TASK TO COMPLETE:
Starting with the first line and ending with the line that holds "0.10, 0.57, 2.67, 4.05, 3.19, 2.95, 2.90, 2.86]", repeat the material exactly.

============

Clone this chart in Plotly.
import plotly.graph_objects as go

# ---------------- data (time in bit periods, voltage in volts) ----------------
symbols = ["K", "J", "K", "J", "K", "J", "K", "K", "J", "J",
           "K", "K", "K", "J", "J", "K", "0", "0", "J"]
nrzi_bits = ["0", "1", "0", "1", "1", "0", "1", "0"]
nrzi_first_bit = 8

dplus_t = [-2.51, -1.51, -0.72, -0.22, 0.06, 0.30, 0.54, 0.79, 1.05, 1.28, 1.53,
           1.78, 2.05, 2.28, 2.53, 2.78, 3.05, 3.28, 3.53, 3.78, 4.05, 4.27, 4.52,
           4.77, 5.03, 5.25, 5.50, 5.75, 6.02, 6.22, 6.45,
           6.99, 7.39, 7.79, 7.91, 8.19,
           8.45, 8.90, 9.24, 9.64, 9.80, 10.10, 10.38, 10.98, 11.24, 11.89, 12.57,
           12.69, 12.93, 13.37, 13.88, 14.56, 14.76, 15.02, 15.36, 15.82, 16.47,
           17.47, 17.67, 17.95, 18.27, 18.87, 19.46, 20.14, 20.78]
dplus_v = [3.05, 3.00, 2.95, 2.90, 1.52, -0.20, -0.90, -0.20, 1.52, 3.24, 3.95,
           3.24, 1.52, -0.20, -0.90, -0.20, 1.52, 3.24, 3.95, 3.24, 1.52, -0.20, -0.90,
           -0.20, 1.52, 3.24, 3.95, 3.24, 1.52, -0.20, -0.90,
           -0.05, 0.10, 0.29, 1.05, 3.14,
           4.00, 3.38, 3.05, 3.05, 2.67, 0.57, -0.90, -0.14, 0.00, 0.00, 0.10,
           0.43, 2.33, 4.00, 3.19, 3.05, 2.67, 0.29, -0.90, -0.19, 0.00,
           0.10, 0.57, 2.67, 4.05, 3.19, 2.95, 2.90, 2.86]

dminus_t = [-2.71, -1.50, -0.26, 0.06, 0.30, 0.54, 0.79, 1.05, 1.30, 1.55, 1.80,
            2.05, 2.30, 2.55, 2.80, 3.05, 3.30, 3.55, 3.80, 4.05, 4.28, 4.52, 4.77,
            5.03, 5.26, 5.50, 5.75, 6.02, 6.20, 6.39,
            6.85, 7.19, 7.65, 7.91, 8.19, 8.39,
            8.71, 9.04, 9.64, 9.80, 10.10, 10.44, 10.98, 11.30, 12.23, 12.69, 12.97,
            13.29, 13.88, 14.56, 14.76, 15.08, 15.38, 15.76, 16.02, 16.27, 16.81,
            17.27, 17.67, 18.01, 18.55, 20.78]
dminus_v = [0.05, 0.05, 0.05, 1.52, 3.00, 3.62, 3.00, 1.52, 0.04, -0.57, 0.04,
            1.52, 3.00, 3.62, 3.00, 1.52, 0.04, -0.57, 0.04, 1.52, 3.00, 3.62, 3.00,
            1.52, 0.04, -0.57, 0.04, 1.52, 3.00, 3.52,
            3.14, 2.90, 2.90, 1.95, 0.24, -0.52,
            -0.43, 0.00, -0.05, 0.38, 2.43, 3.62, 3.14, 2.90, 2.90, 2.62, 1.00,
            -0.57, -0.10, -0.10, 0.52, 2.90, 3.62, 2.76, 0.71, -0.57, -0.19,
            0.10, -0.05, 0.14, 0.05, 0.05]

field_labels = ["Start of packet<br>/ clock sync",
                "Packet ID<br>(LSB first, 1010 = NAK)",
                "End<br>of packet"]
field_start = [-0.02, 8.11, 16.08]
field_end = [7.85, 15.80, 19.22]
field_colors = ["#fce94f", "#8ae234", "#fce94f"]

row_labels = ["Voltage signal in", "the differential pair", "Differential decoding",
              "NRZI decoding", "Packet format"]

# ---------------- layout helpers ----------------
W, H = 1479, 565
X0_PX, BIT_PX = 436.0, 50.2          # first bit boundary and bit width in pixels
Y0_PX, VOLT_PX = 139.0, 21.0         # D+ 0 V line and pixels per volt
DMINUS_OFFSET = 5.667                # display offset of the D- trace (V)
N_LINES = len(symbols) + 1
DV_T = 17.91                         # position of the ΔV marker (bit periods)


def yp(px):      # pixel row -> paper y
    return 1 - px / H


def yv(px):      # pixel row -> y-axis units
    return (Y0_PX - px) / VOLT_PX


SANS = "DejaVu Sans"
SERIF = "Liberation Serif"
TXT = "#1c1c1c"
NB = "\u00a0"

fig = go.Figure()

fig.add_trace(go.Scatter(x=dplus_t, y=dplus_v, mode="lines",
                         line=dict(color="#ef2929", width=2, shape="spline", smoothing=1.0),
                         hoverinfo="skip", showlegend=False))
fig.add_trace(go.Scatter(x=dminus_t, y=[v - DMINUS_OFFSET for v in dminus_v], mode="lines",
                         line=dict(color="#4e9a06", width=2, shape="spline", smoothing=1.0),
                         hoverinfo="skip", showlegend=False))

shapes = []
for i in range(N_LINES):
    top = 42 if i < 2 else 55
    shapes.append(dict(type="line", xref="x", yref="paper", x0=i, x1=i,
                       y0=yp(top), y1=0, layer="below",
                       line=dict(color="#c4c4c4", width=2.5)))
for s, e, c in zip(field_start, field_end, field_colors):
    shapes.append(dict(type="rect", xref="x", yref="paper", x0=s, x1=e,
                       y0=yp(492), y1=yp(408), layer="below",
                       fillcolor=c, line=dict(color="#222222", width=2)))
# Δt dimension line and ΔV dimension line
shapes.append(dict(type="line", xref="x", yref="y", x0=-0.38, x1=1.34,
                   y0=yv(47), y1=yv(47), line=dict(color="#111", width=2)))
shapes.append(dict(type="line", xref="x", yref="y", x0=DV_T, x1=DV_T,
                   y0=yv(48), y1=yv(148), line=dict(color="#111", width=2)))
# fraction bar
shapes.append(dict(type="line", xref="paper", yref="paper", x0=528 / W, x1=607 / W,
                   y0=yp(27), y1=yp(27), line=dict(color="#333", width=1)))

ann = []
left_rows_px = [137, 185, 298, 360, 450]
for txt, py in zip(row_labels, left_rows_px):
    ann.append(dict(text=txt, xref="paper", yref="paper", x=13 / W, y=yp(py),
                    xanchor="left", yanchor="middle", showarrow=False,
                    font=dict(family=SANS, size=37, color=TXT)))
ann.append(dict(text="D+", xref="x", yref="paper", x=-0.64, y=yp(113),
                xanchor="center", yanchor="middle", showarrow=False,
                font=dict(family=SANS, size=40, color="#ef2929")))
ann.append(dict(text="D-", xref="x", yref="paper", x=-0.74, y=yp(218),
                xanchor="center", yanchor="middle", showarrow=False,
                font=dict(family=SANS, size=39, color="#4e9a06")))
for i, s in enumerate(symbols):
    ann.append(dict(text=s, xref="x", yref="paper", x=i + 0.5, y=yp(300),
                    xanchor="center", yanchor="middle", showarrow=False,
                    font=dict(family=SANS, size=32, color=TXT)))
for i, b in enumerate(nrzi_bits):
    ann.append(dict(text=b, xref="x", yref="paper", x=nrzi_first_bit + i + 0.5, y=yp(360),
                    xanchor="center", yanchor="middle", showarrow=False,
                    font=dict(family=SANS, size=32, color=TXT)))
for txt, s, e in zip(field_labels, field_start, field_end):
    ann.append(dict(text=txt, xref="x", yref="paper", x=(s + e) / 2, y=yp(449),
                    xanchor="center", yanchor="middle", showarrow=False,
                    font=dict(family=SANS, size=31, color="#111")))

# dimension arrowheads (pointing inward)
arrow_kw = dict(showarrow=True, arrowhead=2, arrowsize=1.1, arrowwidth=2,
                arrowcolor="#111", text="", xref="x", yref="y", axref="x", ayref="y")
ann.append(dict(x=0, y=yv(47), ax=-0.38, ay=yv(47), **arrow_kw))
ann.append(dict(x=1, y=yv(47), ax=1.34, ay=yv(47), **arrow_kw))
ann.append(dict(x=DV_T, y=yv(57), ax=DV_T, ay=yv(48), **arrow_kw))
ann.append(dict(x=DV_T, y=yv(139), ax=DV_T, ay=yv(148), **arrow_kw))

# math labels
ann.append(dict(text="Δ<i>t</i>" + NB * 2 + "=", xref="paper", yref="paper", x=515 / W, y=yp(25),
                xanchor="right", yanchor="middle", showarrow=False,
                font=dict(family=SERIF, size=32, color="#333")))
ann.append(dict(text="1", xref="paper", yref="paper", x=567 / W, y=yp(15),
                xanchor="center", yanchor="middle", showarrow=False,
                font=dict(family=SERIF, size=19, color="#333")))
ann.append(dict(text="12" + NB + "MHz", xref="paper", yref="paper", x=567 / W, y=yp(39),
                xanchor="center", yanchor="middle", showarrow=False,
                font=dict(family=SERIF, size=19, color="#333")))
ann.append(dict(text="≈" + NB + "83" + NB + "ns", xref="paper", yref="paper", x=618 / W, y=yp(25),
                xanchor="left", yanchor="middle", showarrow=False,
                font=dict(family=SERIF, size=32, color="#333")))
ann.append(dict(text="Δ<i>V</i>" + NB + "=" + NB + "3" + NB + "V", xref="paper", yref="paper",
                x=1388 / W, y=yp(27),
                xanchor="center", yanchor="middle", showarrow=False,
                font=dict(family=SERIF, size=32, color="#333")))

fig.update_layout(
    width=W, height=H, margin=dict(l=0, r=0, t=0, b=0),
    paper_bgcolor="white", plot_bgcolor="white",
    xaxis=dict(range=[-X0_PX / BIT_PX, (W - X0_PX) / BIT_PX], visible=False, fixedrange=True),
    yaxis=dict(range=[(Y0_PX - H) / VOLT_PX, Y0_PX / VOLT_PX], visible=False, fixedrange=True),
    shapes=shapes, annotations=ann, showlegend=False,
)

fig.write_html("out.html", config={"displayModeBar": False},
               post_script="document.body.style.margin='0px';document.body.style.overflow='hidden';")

============

SOLUTION FOR THIS TASK:
Clone this chart in Plotly.
import plotly.graph_objects as go

# ---------------- data (time in bit periods, voltage in volts) ----------------
symbols = ["K", "J", "K", "J", "K", "J", "K", "K", "J", "J",
           "K", "K", "K", "J", "J", "K", "0", "0", "J"]
nrzi_bits = ["0", "1", "0", "1", "1", "0", "1", "0"]
nrzi_first_bit = 8

dplus_t = [-2.51, -1.51, -0.72, -0.22, 0.06, 0.30, 0.54, 0.79, 1.05, 1.28, 1.53,
           1.78, 2.05, 2.28, 2.53, 2.78, 3.05, 3.28, 3.53, 3.78, 4.05, 4.27, 4.52,
           4.77, 5.03, 5.25, 5.50, 5.75, 6.02, 6.22, 6.45,
           6.99, 7.39, 7.79, 7.91, 8.19,
           8.45, 8.90, 9.24, 9.64, 9.80, 10.10, 10.38, 10.98, 11.24, 11.89, 12.57,
           12.69, 12.93, 13.37, 13.88, 14.56, 14.76, 15.02, 15.36, 15.82, 16.47,
           17.47, 17.67, 17.95, 18.27, 18.87, 19.46, 20.14, 20.78]
dplus_v = [3.05, 3.00, 2.95, 2.90, 1.52, -0.20, -0.90, -0.20, 1.52, 3.24, 3.95,
           3.24, 1.52, -0.20, -0.90, -0.20, 1.52, 3.24, 3.95, 3.24, 1.52, -0.20, -0.90,
           -0.20, 1.52, 3.24, 3.95, 3.24, 1.52, -0.20, -0.90,
           -0.05, 0.10, 0.29, 1.05, 3.14,
           4.00, 3.38, 3.05, 3.05, 2.67, 0.57, -0.90, -0.14, 0.00, 0.00, 0.10,
           0.43, 2.33, 4.00, 3.19, 3.05, 2.67, 0.29, -0.90, -0.19, 0.00,
           0.10, 0.57, 2.67, 4.05, 3.19, 2.95, 2.90, 2.86]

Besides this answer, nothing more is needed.